Bardi morre antes do século


IVAN FINOTTI
da Reportagem Local

Pietro Maria Bardi, criador do Museu de Arte de São Paulo (Masp), morreu de parada cardiorrespiratória minutos antes das 6h de ontem. Ele completaria 100 anos em fevereiro de 2000.
Italiano naturalizado brasileiro, Bardi morreu em seu quarto na Casa de Vidro, residência projetada por sua mulher, Lina Bo Bardi (1914-92), e construída em 1950 no Morumbi, em São Paulo.
O velório começou às 18h de ontem no Grande Auditório do Masp, principal museu brasileiro, que Bardi presidiu entre 1947 e 1990. O corpo deve sair da avenida Paulista às 9h de hoje em direção ao Crematório Municipal da Vila Alpina (região sudeste), onde será cremado.
Durante o velório, o caixão estava ladeado por duas obras do acervo: “A Ressurreição de Cristo”, de Rafael, o único quadro do pintor renascentista na América Latina, pelo qual Bardi tinha um carinho especial, e “Virgem em Majestade”, de Maestro del Bigallo, sua última doação ao museu.
A morte de Bardi foi notada por uma das três enfermeiras que o acompanham desde que sua mulher morreu, há sete anos. O médico da família, Piero Mangineli, 85, atestou o óbito às 9h.
Segundo Mangineli, Bardi já não estava consciente há cerca de um ano.
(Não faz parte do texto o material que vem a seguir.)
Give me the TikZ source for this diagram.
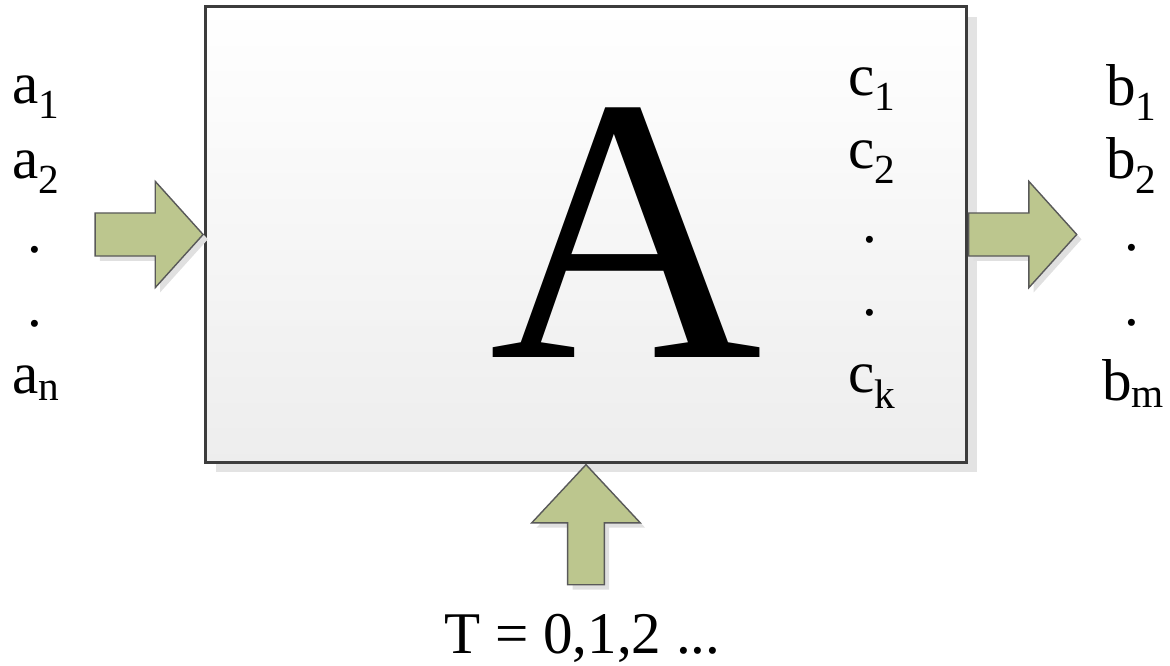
\documentclass[tikz,border=0pt]{standalone}
\usepackage{fontspec}
\setmainfont{Liberation Serif}
\usetikzlibrary{positioning, shapes.arrows, shadows}

\definecolor{arrowgreen}{HTML}{BCC68E}
\definecolor{boxline}{HTML}{3C3C3C}

\begin{document}
\begin{tikzpicture}[
    x=0.025cm, y=-0.025cm,
    every node/.style={font=\fontsize{42}{42}\selectfont, inner sep=0pt},
    system/.style={
        rectangle,
        draw=boxline,
        line width=2.1pt,
        top color=white,
        bottom color=black!7,
        minimum width=19.02cm,
        minimum height=11.38cm,
        drop shadow={shadow xshift=0.25cm, shadow yshift=-0.25cm, fill=black!11, opacity=1}
    },
    blockarrow/.style={
        single arrow,
        draw=black!65,
        line width=1pt,
        fill=arrowgreen,
        inner sep=0pt,
        drop shadow={shadow xshift=0.12cm, shadow yshift=-0.12cm, fill=black!12, opacity=1}
    },
    flowarrow/.style={
        blockarrow,
        minimum height=2.7cm,
        inner ysep=0.52cm,
        single arrow head extend=0.79cm,
        single arrow tip angle=96
    },
    clockarrow/.style={
        blockarrow,
        minimum height=3cm,
        inner ysep=0.44cm,
        single arrow head extend=0.9cm,
        single arrow tip angle=86
    },
    sig/.style={anchor=base west},
    gap/.style={anchor=base}
]
\useasboundingbox (0,0) rectangle (1170,665);

% the system block
\node[system] (sys) at (586,234.5) {};
\node[anchor=base, font=\fontsize{269}{269}\selectfont] (name) at (626,357) {A};

% inputs, outputs and clock
\node[flowarrow, anchor=tip] (in) at (sys.west) {};
\node[flowarrow, anchor=tail] (out) at (sys.east) {};
\node[clockarrow, rotate=90, anchor=tip] (clk) at (sys.south) {};

% input signals
\node[sig] (a1) at (12,103) {a\textsubscript{1}};
\node[sig] (a2) at (12,178) {a\textsubscript{2}};
\node[gap] (adot1) at (35,252) {.};
\node[gap] (adot2) at (35,326) {.};
\node[sig] (an) at (12,393) {a\textsubscript{n}};

% internal states
\node[sig] (c1) at (848,95) {c\textsubscript{1}};
\node[sig] (c2) at (848,168) {c\textsubscript{2}};
\node[gap] (cdot1) at (870,242) {.};
\node[gap] (cdot2) at (870,315) {.};
\node[sig] (ck) at (848,392) {c\textsubscript{k}};

% output signals
\node[sig] (b1) at (1106,105) {b\textsubscript{1}};
\node[sig] (b2) at (1106,178) {b\textsubscript{2}};
\node[gap] (bdot1) at (1132,250) {.};
\node[gap] (bdot2) at (1132,325) {.};
\node[sig] (bm) at (1102,400) {b\textsubscript{m}};

\node[sig] (time) at (444,653) {T = 0,1,2 ...};

\end{tikzpicture}
\end{document}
Há seis meses, passou a se alimentar por meio de uma sonda e usava cada vez mais oxigênio de cilindro para respirar. “De vez em quando, dizia uma palavra. Ele não sofreu; estava alheio”, afirmou Mangineli.
Bardi morava com sua cunhada, Graziella Bo Valentinetti, irmã de Lina Bo Bardi. “Sinto-me desamparada. Dediquei meus últimos anos a ele e ao instituto”, disse, referindo-se ao Instituto Lina Bo e P.M. Bardi, que cuida do legado do casal e divide com a Casa de Vidro os 8.000 metros quadrados de um arborizado terreno no Morumbi.
A cremação teve de ser autorizada por um juiz, já que apenas ascendentes ou descendentes diretos podem conceder essa permissão. Pietro e Lina Bo Bardi não tiveram filhos.
Bardi, entretanto, teve duas filhas em um primeiro casamento, anterior à sua mudança da Itália para o Brasil, em 46. A primeira mulher, Gemma Tartarolo, e a primeira filha, Elisa, já morreram. A segunda, Fiorella, 71, que mora em Roma, foi informada da morte do pai na manhã de ontem.
As cinzas de Bardi devem ficar ao lado das de Lina Bo Bardi, em uma urna escavada em uma parede da Casa de Vidro ou do instituto. “Vamos manter em mistério o local exato”, pediu Graziella Bo Valentinetti.

Cavaletes
Bardi morreu sem saber das transformações ocorridas no Masp a partir de 1990, quando saiu da presidência do museu. Uma das mudanças, por exemplo, foi a retirada dos cavaletes de exposição de obras feitos de concreto e vidro, concebidos por Lina Bo Bardi.
“Ele achava que o Masp ainda estava como o havia deixado, que eram as mesmas pessoas. Não contei sobre as mudanças”, afirmou Graziella. “Poupei Pietro de tudo o que podia. Só contava o que era bom.”
Segundo Graziella, as conversas com Bardi eram sempre sobre o museu. Ele nunca saía para passear e trabalhava diariamente. Quando ainda era presidente do Masp, costumava se deitar após o “Jornal Nacional” e acordava às 4h.
Ainda deitado, escrevia durante horas em uma mesinha portátil que colocava na cama. Às 7h, chegava seu motorista e ia para o Masp. Voltava para casa por voltas das 13h, para trabalhar até o fim da tarde.
Em março de 1990, um mês após sua saída do museu, foi operado para a remoção de um coágulo no cérebro. Em julho de 1992, teve problemas no coração. Neste ano, foi internado duas vezes no Hospital Sírio Libanês.
“A gente estava preparada, mas nunca está mesmo”, disse Graziella. “Ele adorou este país, como a minha irmã.”